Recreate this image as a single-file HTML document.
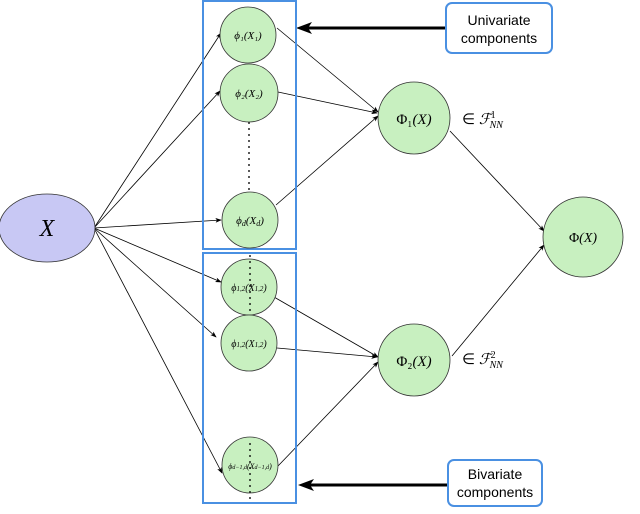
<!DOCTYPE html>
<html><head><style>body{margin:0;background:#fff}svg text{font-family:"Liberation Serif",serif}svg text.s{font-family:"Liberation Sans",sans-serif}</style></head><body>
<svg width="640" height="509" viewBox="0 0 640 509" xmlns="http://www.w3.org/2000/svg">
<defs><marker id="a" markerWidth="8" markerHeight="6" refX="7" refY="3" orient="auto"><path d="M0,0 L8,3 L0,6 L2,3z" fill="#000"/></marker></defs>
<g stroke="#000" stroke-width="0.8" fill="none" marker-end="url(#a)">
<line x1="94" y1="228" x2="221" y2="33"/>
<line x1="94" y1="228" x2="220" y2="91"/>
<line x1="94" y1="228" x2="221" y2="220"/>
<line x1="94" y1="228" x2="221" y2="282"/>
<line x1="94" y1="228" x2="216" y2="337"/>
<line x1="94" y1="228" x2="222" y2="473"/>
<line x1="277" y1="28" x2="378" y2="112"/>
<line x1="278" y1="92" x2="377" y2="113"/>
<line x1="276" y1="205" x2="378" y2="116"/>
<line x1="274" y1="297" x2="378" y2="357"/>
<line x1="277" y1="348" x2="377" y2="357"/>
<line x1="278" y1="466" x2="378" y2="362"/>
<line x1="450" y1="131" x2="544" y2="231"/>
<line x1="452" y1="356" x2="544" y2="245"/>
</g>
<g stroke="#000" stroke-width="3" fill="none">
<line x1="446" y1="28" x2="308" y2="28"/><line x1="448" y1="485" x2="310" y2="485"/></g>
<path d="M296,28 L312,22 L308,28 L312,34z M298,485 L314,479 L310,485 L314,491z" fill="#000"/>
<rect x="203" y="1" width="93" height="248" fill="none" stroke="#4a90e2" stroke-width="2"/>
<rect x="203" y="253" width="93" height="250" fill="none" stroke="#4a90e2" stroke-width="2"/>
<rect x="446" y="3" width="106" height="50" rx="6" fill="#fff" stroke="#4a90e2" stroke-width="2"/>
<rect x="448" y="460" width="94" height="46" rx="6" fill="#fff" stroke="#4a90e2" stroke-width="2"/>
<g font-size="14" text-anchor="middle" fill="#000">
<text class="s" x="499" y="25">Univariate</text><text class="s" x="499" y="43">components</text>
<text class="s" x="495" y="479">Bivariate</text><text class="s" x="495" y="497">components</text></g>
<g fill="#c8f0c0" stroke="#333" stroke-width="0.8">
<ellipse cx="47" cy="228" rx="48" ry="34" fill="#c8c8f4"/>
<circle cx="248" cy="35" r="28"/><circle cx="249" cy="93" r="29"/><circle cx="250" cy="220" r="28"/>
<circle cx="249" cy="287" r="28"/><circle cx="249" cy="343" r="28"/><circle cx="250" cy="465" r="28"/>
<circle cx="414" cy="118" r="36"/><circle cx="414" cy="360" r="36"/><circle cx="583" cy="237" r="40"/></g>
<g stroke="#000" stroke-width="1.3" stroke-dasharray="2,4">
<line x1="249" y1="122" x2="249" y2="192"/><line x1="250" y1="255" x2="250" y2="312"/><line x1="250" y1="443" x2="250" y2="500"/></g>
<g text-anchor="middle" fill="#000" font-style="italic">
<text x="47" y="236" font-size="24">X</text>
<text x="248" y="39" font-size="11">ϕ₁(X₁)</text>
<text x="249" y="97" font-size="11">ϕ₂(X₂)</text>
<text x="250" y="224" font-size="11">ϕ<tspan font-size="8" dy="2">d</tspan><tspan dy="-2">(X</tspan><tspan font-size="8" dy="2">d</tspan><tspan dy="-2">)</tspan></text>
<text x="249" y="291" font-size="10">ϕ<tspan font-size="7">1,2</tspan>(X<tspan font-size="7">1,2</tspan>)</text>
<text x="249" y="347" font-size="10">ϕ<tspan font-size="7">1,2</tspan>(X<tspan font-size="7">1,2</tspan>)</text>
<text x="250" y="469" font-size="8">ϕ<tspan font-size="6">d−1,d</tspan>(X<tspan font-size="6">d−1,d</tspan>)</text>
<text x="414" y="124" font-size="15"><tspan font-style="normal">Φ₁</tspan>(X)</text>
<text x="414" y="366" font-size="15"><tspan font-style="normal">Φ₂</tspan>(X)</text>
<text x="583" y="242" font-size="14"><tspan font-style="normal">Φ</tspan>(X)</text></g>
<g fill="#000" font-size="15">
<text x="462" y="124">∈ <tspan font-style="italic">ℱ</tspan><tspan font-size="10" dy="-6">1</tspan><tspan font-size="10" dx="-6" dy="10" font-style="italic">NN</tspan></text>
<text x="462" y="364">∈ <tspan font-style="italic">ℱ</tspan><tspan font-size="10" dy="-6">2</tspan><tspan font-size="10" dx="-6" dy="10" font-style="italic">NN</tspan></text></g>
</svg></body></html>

================

Given task: Quote the data exactly, leaving every image out of the copy.

Finished answer:
Recreate this image as a single-file HTML document.
<!DOCTYPE html>
<html><head><style>body{margin:0;background:#fff}svg text{font-family:"Liberation Serif",serif}svg text.s{font-family:"Liberation Sans",sans-serif}</style></head><body>
<svg width="640" height="509" viewBox="0 0 640 509" xmlns="http://www.w3.org/2000/svg">
<defs><marker id="a" markerWidth="8" markerHeight="6" refX="7" refY="3" orient="auto"><path d="M0,0 L8,3 L0,6 L2,3z" fill="#000"/></marker></defs>
<g stroke="#000" stroke-width="0.8" fill="none" marker-end="url(#a)">
<line x1="94" y1="228" x2="221" y2="33"/>
<line x1="94" y1="228" x2="220" y2="91"/>
<line x1="94" y1="228" x2="221" y2="220"/>
<line x1="94" y1="228" x2="221" y2="282"/>
<line x1="94" y1="228" x2="216" y2="337"/>
<line x1="94" y1="228" x2="222" y2="473"/>
<line x1="277" y1="28" x2="378" y2="112"/>
<line x1="278" y1="92" x2="377" y2="113"/>
<line x1="276" y1="205" x2="378" y2="116"/>
<line x1="274" y1="297" x2="378" y2="357"/>
<line x1="277" y1="348" x2="377" y2="357"/>
<line x1="278" y1="466" x2="378" y2="362"/>
<line x1="450" y1="131" x2="544" y2="231"/>
<line x1="452" y1="356" x2="544" y2="245"/>
</g>
<g stroke="#000" stroke-width="3" fill="none">
<line x1="446" y1="28" x2="308" y2="28"/><line x1="448" y1="485" x2="310" y2="485"/></g>
<path d="M296,28 L312,22 L308,28 L312,34z M298,485 L314,479 L310,485 L314,491z" fill="#000"/>
<rect x="203" y="1" width="93" height="248" fill="none" stroke="#4a90e2" stroke-width="2"/>
<rect x="203" y="253" width="93" height="250" fill="none" stroke="#4a90e2" stroke-width="2"/>
<rect x="446" y="3" width="106" height="50" rx="6" fill="#fff" stroke="#4a90e2" stroke-width="2"/>
<rect x="448" y="460" width="94" height="46" rx="6" fill="#fff" stroke="#4a90e2" stroke-width="2"/>
<g font-size="14" text-anchor="middle" fill="#000">
<text class="s" x="499" y="25">Univariate</text><text class="s" x="499" y="43">components</text>
<text class="s" x="495" y="479">Bivariate</text><text class="s" x="495" y="497">components</text></g>
<g fill="#c8f0c0" stroke="#333" stroke-width="0.8">
<ellipse cx="47" cy="228" rx="48" ry="34" fill="#c8c8f4"/>
<circle cx="248" cy="35" r="28"/><circle cx="249" cy="93" r="29"/><circle cx="250" cy="220" r="28"/>
<circle cx="249" cy="287" r="28"/><circle cx="249" cy="343" r="28"/><circle cx="250" cy="465" r="28"/>
<circle cx="414" cy="118" r="36"/><circle cx="414" cy="360" r="36"/><circle cx="583" cy="237" r="40"/></g>
<g stroke="#000" stroke-width="1.3" stroke-dasharray="2,4">
<line x1="249" y1="122" x2="249" y2="192"/><line x1="250" y1="255" x2="250" y2="312"/><line x1="250" y1="443" x2="250" y2="500"/></g>
<g text-anchor="middle" fill="#000" font-style="italic">
<text x="47" y="236" font-size="24">X</text>
<text x="248" y="39" font-size="11">ϕ₁(X₁)</text>
<text x="249" y="97" font-size="11">ϕ₂(X₂)</text>
<text x="250" y="224" font-size="11">ϕ<tspan font-size="8" dy="2">d</tspan><tspan dy="-2">(X</tspan><tspan font-size="8" dy="2">d</tspan><tspan dy="-2">)</tspan></text>
<text x="249" y="291" font-size="10">ϕ<tspan font-size="7">1,2</tspan>(X<tspan font-size="7">1,2</tspan>)</text>
<text x="249" y="347" font-size="10">ϕ<tspan font-size="7">1,2</tspan>(X<tspan font-size="7">1,2</tspan>)</text>
<text x="250" y="469" font-size="8">ϕ<tspan font-size="6">d−1,d</tspan>(X<tspan font-size="6">d−1,d</tspan>)</text>
<text x="414" y="124" font-size="15"><tspan font-style="normal">Φ₁</tspan>(X)</text>
<text x="414" y="366" font-size="15"><tspan font-style="normal">Φ₂</tspan>(X)</text>
<text x="583" y="242" font-size="14"><tspan font-style="normal">Φ</tspan>(X)</text></g>
<g fill="#000" font-size="15">
<text x="462" y="124">∈ <tspan font-style="italic">ℱ</tspan><tspan font-size="10" dy="-6">1</tspan><tspan font-size="10" dx="-6" dy="10" font-style="italic">NN</tspan></text>
<text x="462" y="364">∈ <tspan font-style="italic">ℱ</tspan><tspan font-size="10" dy="-6">2</tspan><tspan font-size="10" dx="-6" dy="10" font-style="italic">NN</tspan></text></g>
</svg></body></html>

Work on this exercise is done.